Hi, I have two Questions Question 1) This may be a trivial question but can somesome explain why below would work? (i thought 1 is int and since int is 32 bits, how can it fit without cast?) char c = 1; Question2) Also, explain below problem. String s = "hello"; long L = 99; double d = 1.11; int i = 1; int j = 0; which work and WHY?? 1. j=i << s; 2. j=i << j; 3. j=i << d; 4. j = i << L; ans was 1&4 but please explain someone, what general rules are needed in bit shifting different types?? Thank you so much =)
A1) char c = 1; works cause a char is 16 bits and will fit into a 32 bit int without the explicit cast. A smaller will automatically fit into a bigger, but you must explicitly (cast) a bigger into a smaller. Question 2 looks like one that I have to study. Some links: http://www.javaranch.com/campfire/StoryBits.jsp
Steven I think your mistaken, Kevin isn't putting a smaller char into an int he's putting the larger int into a smaller char.
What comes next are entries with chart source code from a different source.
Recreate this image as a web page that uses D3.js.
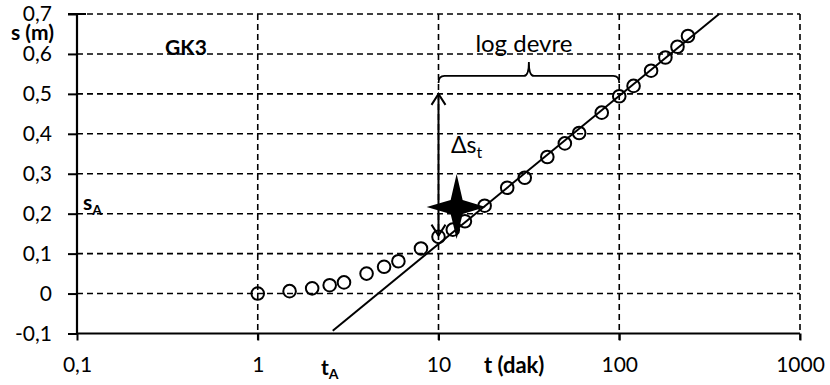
<!DOCTYPE html>
<html>
<head>
<meta charset="utf-8">
<script src="https://cdn.jsdelivr.net/npm/d3@7"></script>
<style>
  body { margin: 0; background: #fff; }
  svg text { font-family: Lato, "Open Sans", sans-serif; fill: #000; }
</style>
</head>
<body>
<script>
// pumping test GK3 - drawdown vs time (semi-log)
const timeMin = [1, 1.5, 2, 2.5, 3, 4, 5, 6, 8, 10, 12, 14, 18, 24, 30, 40, 50, 60, 80, 100, 120, 150, 180, 210, 240];
const drawdown = [0, 0.006, 0.013, 0.021, 0.028, 0.05, 0.067, 0.081, 0.113, 0.142, 0.16, 0.181, 0.22, 0.265, 0.29, 0.342, 0.376, 0.402, 0.453, 0.494, 0.52, 0.558, 0.591, 0.618, 0.645];

const fitT = [2.6, 357];
const fitS = [-0.093, 0.7];

const xTicks = [0.1, 1, 10, 100, 1000];
const xLabels = ["0,1", "1", "10", "100", "1000"];
const yTicks = [-0.1, 0, 0.1, 0.2, 0.3, 0.4, 0.5, 0.6, 0.7];
const yLabels = ["-0,1", "0", "0,1", "0,2", "0,3", "0,4", "0,5", "0,6", "0,7"];

const cycleFrom = 10, cycleTo = 100;   // log devre
const deltaTop = 0.5, deltaBottom = 0.145;
const braceS = 0.545, braceTipS = 0.58;
const starT = 12.6, starS = 0.217;

const W = 830, H = 385;
const x = d3.scaleLog().domain([0.1, 1000]).range([77, 800]);
const y = d3.scaleLinear().domain([-0.1, 0.7]).range([333.5, 14]);

const svg = d3.select("body").append("svg")
  .attr("width", W)
  .attr("height", H);

// dashed grid
const grid = svg.append("g")
  .attr("stroke", "#000")
  .attr("stroke-width", 1.6)
  .attr("stroke-dasharray", "6,4");

grid.selectAll("line.h")
  .data(yTicks.filter(d => d > -0.1))
  .enter().append("line")
  .attr("x1", x(0.1)).attr("x2", x(1000))
  .attr("y1", d => y(d)).attr("y2", d => y(d));

grid.selectAll("line.v")
  .data(xTicks.slice(1))
  .enter().append("line")
  .attr("x1", d => x(d)).attr("x2", d => x(d))
  .attr("y1", y(0.7)).attr("y2", y(-0.1) + 7);

// axes
const xAxis = d3.axisBottom(x)
  .tickValues(xTicks)
  .tickFormat((d, i) => xLabels[i])
  .tickSize(7)
  .tickPadding(17);

svg.append("g")
  .attr("transform", `translate(0,${y(-0.1)})`)
  .call(xAxis)
  .call(g => g.select(".domain").attr("stroke-width", 2.2).attr("d", `M${x(0.1)},0H${x(1000)}`))
  .call(g => g.selectAll(".tick line").attr("stroke-width", 2))
  .call(g => g.selectAll(".tick text").attr("font-size", 21).attr("font-family", "Lato"));

const yAxis = d3.axisLeft(y)
  .tickValues(yTicks)
  .tickFormat((d, i) => yLabels[i])
  .tickSize(9)
  .tickPadding(16);

svg.append("g")
  .attr("transform", `translate(${x(0.1)},0)`)
  .call(yAxis)
  .call(g => g.select(".domain").attr("stroke-width", 2.2).attr("d", `M0,${y(0.7)}V${y(-0.1)}`))
  .call(g => g.selectAll(".tick line").attr("stroke-width", 2).attr("x2", -9))
  .call(g => g.selectAll(".tick text").attr("font-size", 21).attr("font-family", "Lato"));

// cap at top of y axis
svg.append("line")
  .attr("x1", x(0.1) - 9).attr("x2", x(0.1) + 9)
  .attr("y1", y(0.7)).attr("y2", y(0.7))
  .attr("stroke", "#000").attr("stroke-width", 2);

// straight-line fit
svg.append("path")
  .datum(fitT.map((t, i) => [t, fitS[i]]))
  .attr("fill", "none")
  .attr("stroke", "#000")
  .attr("stroke-width", 2)
  .attr("d", d3.line().x(d => x(d[0])).y(d => y(d[1])));

// measured points
svg.append("g")
  .selectAll("circle")
  .data(timeMin.map((t, i) => [t, drawdown[i]]))
  .enter().append("circle")
  .attr("cx", d => x(d[0]))
  .attr("cy", d => y(d[1]))
  .attr("r", 6.3)
  .attr("fill", "none")
  .attr("stroke", "#000")
  .attr("stroke-width", 2);

// delta s arrow
const ax = x(cycleFrom);
svg.append("line")
  .attr("x1", ax).attr("x2", ax)
  .attr("y1", y(deltaTop)).attr("y2", y(deltaBottom))
  .attr("stroke", "#000").attr("stroke-width", 2);
const head = 11;
svg.append("path")
  .attr("d", `M${ax - 7},${y(deltaTop) + head}L${ax},${y(deltaTop)}L${ax + 7},${y(deltaTop) + head}` +
             `M${ax - 7},${y(deltaBottom) - head}L${ax},${y(deltaBottom)}L${ax + 7},${y(deltaBottom) - head}`)
  .attr("fill", "none").attr("stroke", "#000").attr("stroke-width", 2);

// brace over one log cycle
const bx1 = x(cycleFrom), bx2 = x(cycleTo), bm = x(Math.sqrt(cycleFrom * cycleTo));
const by = y(braceS), bt = y(braceTipS);
svg.append("path")
  .attr("d", `M${bx1},${by + 7}Q${bx1},${by} ${bx1 + 6},${by}L${bm - 5},${by}` +
             `Q${bm},${by} ${bm},${bt}Q${bm},${by} ${bm + 5},${by}L${bx2 - 6},${by}Q${bx2},${by} ${bx2},${by + 7}`)
  .attr("fill", "none").attr("stroke", "#000").attr("stroke-width", 1.8);

svg.append("text")
  .attr("x", bm - 5).attr("y", 52)
  .attr("text-anchor", "middle")
  .attr("font-size", 24)
  .text("log devre");

// four-pointed star
const sx = x(starT), sy = y(starS);
const star = [[0, -33], [6, -7], [29, 0], [6, 7], [0, 32], [-6, 7], [-30, 0], [-6, -7]];
svg.append("path")
  .attr("d", d3.line().curve(d3.curveLinearClosed)(star.map(p => [sx + p[0], sy + p[1]])))
  .attr("fill", "#000");

// labels
const dt = svg.append("text")
  .attr("x", 451).attr("y", 153)
  .attr("font-size", 23);
dt.append("tspan").text("Δs");
dt.append("tspan").attr("font-size", 16).attr("dy", 5).text("t");

svg.append("text")
  .attr("x", 11).attr("y", 40)
  .attr("font-size", 21).attr("font-weight", "bold")
  .text("s (m)");

svg.append("text")
  .attr("x", 165).attr("y", 55)
  .attr("font-size", 21).attr("font-weight", "bold")
  .text("GK3");

const sa = svg.append("text")
  .attr("x", 83).attr("y", 210)
  .attr("font-size", 21).attr("font-weight", "bold");
sa.append("tspan").text("s");
sa.append("tspan").attr("font-size", 14).attr("dy", 5).text("A");

const ta = svg.append("text")
  .attr("x", 321).attr("y", 375)
  .attr("font-size", 21).attr("font-weight", "bold");
ta.append("tspan").text("t");
ta.append("tspan").attr("font-size", 14).attr("dy", 4).text("A");

svg.append("text")
  .attr("x", 484).attr("y", 373)
  .attr("font-size", 22).attr("font-weight", "bold")
  .text("t (dak)");
</script>
</body>
</html>
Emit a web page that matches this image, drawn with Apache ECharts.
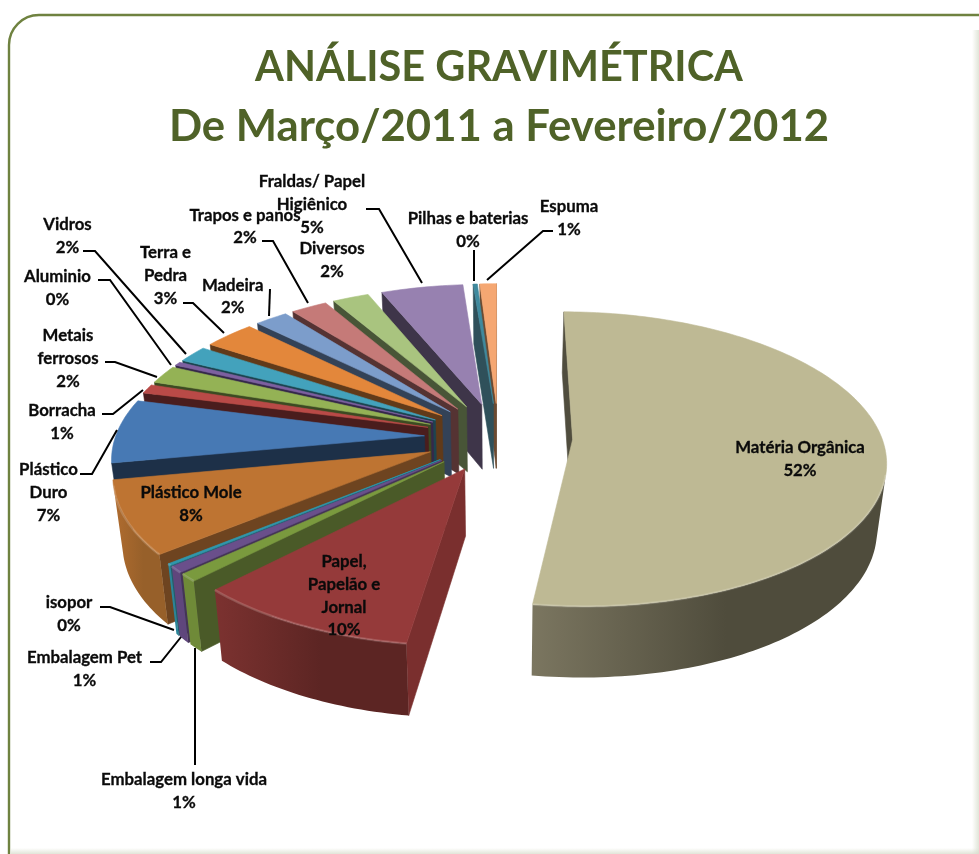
<!DOCTYPE html>
<html><head><meta charset="utf-8">
<style>html,body{margin:0;padding:0;background:#fff}#c{width:979px;height:854px}</style>
<script src="https://cdn.jsdelivr.net/npm/echarts@6/dist/echarts.min.js"></script>
</head><body><div id="c"></div>
<script>
// ---- data (clockwise from 12 o'clock) ----
const sliceNames = ['Matéria Orgânica','Papel,\nPapelão e\nJornal','Embalagem longa vida','Embalagem Pet','isopor','Plástico Mole','Plástico\nDuro','Borracha','Metais\nferrosos','Aluminio','Vidros','Terra e\nPedra','Madeira','Trapos e panos','Diversos','Fraldas/ Papel\nHigiênico','Pilhas e baterias','Espuma'];
const sliceValues = [52.3,10.0,0.85,0.7,0.2,8.0,7.0,1.0,2.0,0.4,1.85,3.1,2.0,2.2,2.2,4.95,0.25,1.0];
const titleLines = ['ANÁLISE GRAVIMÉTRICA','De Março/2011 a Fevereiro/2012'];
// ---- style ----
const topColors  = ['#BEB994','#953A3A','#7A9A3E','#6A4F8B','#2F97AC','#BE7432','#4779B4','#B94A47','#94B255','#7D60A0','#43A2BC','#E3873B','#7C9DCB','#C57A78','#A9C47F','#9781B0','#3F8A9E','#F5A772'];
const cutColors  = ['#504D3E','#7A2F2E','#4A5A28','#453456','#1E5E6C','#6E4420','#1D3048','#4A1D1D','#3C4A22','#35284A','#1C4450','#613A19','#334257','#553333','#485537','#3E3549','#2F505A','#6B4A31'];
const wallLight  = ['#7B7660','#7C3230','#6F8A38','#5F467C','#2A8599','#B06C2F','#2F5078','#7A3030','#647A38','#55406E','#2E7080','#A0602A','#5A7290','#8A5654','#76895A','#6A5A7C','#357888','#B07850'];
const wallDark   = ['#4F4C3C','#5C2523','#6F8A38','#5F467C','#2A8599','#97602A','#1D3048','#4A1D1D','#3C4A22','#35284A','#1C4450','#613A19','#334257','#553333','#485537','#3E3549','#2F505A','#6B4A31'];
// ---- label layout: [centre x, centre y of first line, leader polyline] ----
const labelLayout = [
  [800,448,null],[344,562,null],[184,780,[[195,765],[195,648]]],[84.5,658,[[150,662],[161,662],[181,637]]],[69,603,[[100,607],[110,607],[174,630]]],
  [191,493,null],[48.5,470,[[80,474],[92,474],[117,430]]],[62,411,[[102,414],[113,414],[143,390]]],[68,336,[[105,362],[115,362],[157,377]]],
  [57.5,277,[[98,280],[110,280],[171,365]]],[67.5,225,[[83,251],[95,251],[186,354]]],[165.5,253,[[183,303],[193,303],[224,333]]],
  [232.7,285.5,[[270,289],[269,316]]],[245,215.5,[[262,241],[273,241],[308,303]]],[332,249,null],[312,182,[[366,209],[379,209],[422,283]]],
  [468,219,[[474,250],[474,281]]],[569,207,[[553,231],[543,231],[487,280]]]
];
const sum = sliceValues.reduce((a,b)=>a+b,0);
const EXPL=0.24, CX=498.5, CY=437, R=309, RY=144, K=0.133;
function rad(v){return v/sum*2*Math.PI;}
let acc=0;
const slices = sliceValues.map((v,i)=>{const a0=acc; acc+=rad(v); return {i,a0,a1:acc,mid:(a0+acc)/2};});
function topP(s,r,th){const X=EXPL*Math.sin(s.mid)+r*Math.sin(th),Y=-EXPL*Math.cos(s.mid)-r*Math.cos(th),k=1/(1-K*Y);
  return {x:CX+R*X*k,y:CY+RY*Y*k,Y:Y};}
function botP(p){const h=66+5*p.Y; return [CX+(p.x-CX)*0.975,p.y+h];}
function area(q){let a=0;for(let i=0;i<q.length;i++){const b=q[(i+1)%q.length];a+=q[i][0]*b[1]-b[0]*q[i][1];}return a;}
function poly(pts,fill){return {type:'polygon',shape:{points:pts},style:{fill:fill,stroke:fill,lineWidth:0.6}};}
function renderItem(params,api){
  const s=slices[api.value(0)], i=s.i, n=Math.max(3,Math.ceil((s.a1-s.a0)/0.02));
  const apex=topP(s,0,0), rim=[];
  for(let j=0;j<=n;j++){rim.push(topP(s,1,s.a0+(s.a1-s.a0)*j/n));}
  const toXY=p=>[p.x,p.y];
  const kids=[];
  [[rim[0],apex],[apex,rim[n]]].forEach(e=>{
    const q=[toXY(e[0]),toXY(e[1]),botP(e[1]),botP(e[0])];
    if(area(q)>0) kids.push(poly(q,cutColors[i]));
  });
  let runs=[],cur=null;
  for(let j=0;j<n;j++){const q=[toXY(rim[j]),toXY(rim[j+1]),botP(rim[j+1]),botP(rim[j])];
    if(area(q)<0){ if(!cur){cur=[j];runs.push(cur);} cur[1]=j+1; } else cur=null; }
  runs.forEach(r=>{
    const up=[],dn=[];
    for(let j=r[0];j<=r[1];j++){up.push(toXY(rim[j]));dn.unshift(botP(rim[j]));}
    kids.push({type:'polygon',shape:{points:up.concat(dn)},style:{fill:new echarts.graphic.LinearGradient(0,0,1,0,[{offset:0,color:wallLight[i]},{offset:0.55,color:wallDark[i]},{offset:1,color:wallDark[i]}])}});
  });
  kids.push(poly([toXY(apex)].concat(rim.map(toXY)),topColors[i]));
  runs.forEach(r=>{
    const pts=[];for(let j=r[0];j<=r[1];j++)pts.push(toXY(rim[j]));
    kids.push({type:'polyline',shape:{points:pts},style:{fill:null,stroke:'rgba(255,255,255,0.16)',lineWidth:2.5}});
  });
  return {type:'group',children:kids};
}
const order = slices.slice().sort((a,b)=>(-Math.cos(a.mid))-(-Math.cos(b.mid))).map(s=>[s.i]);
// ---- frame, labels and leaders ----
const FONT='Lato';
const fade=(x0,y0,x1,y1)=>new echarts.graphic.LinearGradient(x0,y0,x1,y1,[{offset:0,color:'rgba(215,220,203,0)'},{offset:1,color:'rgba(215,220,203,0.75)'}]);
const graphics=[
  {type:'rect',z:0,shape:{x:9,y:15,width:1000,height:870,r:30},style:{fill:'#fff',stroke:'#6F8240',lineWidth:2.4}},
  {type:'rect',z:1,shape:{x:972,y:30,width:7,height:824},style:{fill:fade(0,0,1,0)}},
  {type:'rect',z:1,shape:{x:11,y:848,width:968,height:6},style:{fill:fade(0,0,0,1)}}
];
sliceNames.forEach((name,i)=>{
  const L=labelLayout[i], pct=Math.round(sliceValues[i]/sum*100)+'%';
  if(L[2]) graphics.push({type:'polyline',z:20,shape:{points:L[2]},style:{fill:null,stroke:'#000',lineWidth:2}});
  graphics.push({type:'text',z:21,x:L[0],y:L[1]-11.5,style:{text:name+'\n'+pct,fill:'#0a0a0a',stroke:'#0a0a0a',lineWidth:0.3,font:'bold 16.8px '+FONT,align:'center',verticalAlign:'top',lineHeight:22.7}});
});
const chart=echarts.init(document.getElementById('c'),null,{renderer:'canvas',width:979,height:854});
chart.setOption({
  animation:false,backgroundColor:'#fff',
  title:{text:'{a|'+titleLines[0]+'}\n{b|'+titleLines[1]+'}',left:494,top:33,textAlign:'center',textStyle:{rich:{
    a:{fontFamily:FONT,fontWeight:'bold',fontSize:41.5,lineHeight:59,color:'#4F6228'},
    b:{fontFamily:FONT,fontWeight:'bold',fontSize:43.7,lineHeight:59,color:'#4F6228'}}}},
  graphic:graphics,
  xAxis:{show:false},yAxis:{show:false},
  series:[{type:'custom',coordinateSystem:'none',data:order,renderItem:renderItem,silent:true,z:5}]
});
</script></body></html>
Kevin, the reason it works is because in the code you have you're using a literal int value so at compile time the compiler knows that this will fit into the char c. The same thing with final variables. Look at the code below and it'll show some other examples that might clear it up...
Check out this in the jls section 5.2
In addition, a narrowing primitive conversion may be used if all of the following conditions are satisfied: The expression is a constant expression of type byte, short, char or int. The type of the variable is byte, short, or char. The value of the expression (which is known at compile time, because it is a constant expression) is representable in the type of the variable.
hope that helps
Dave [This message has been edited by Dave Vick (edited June 14, 2001).]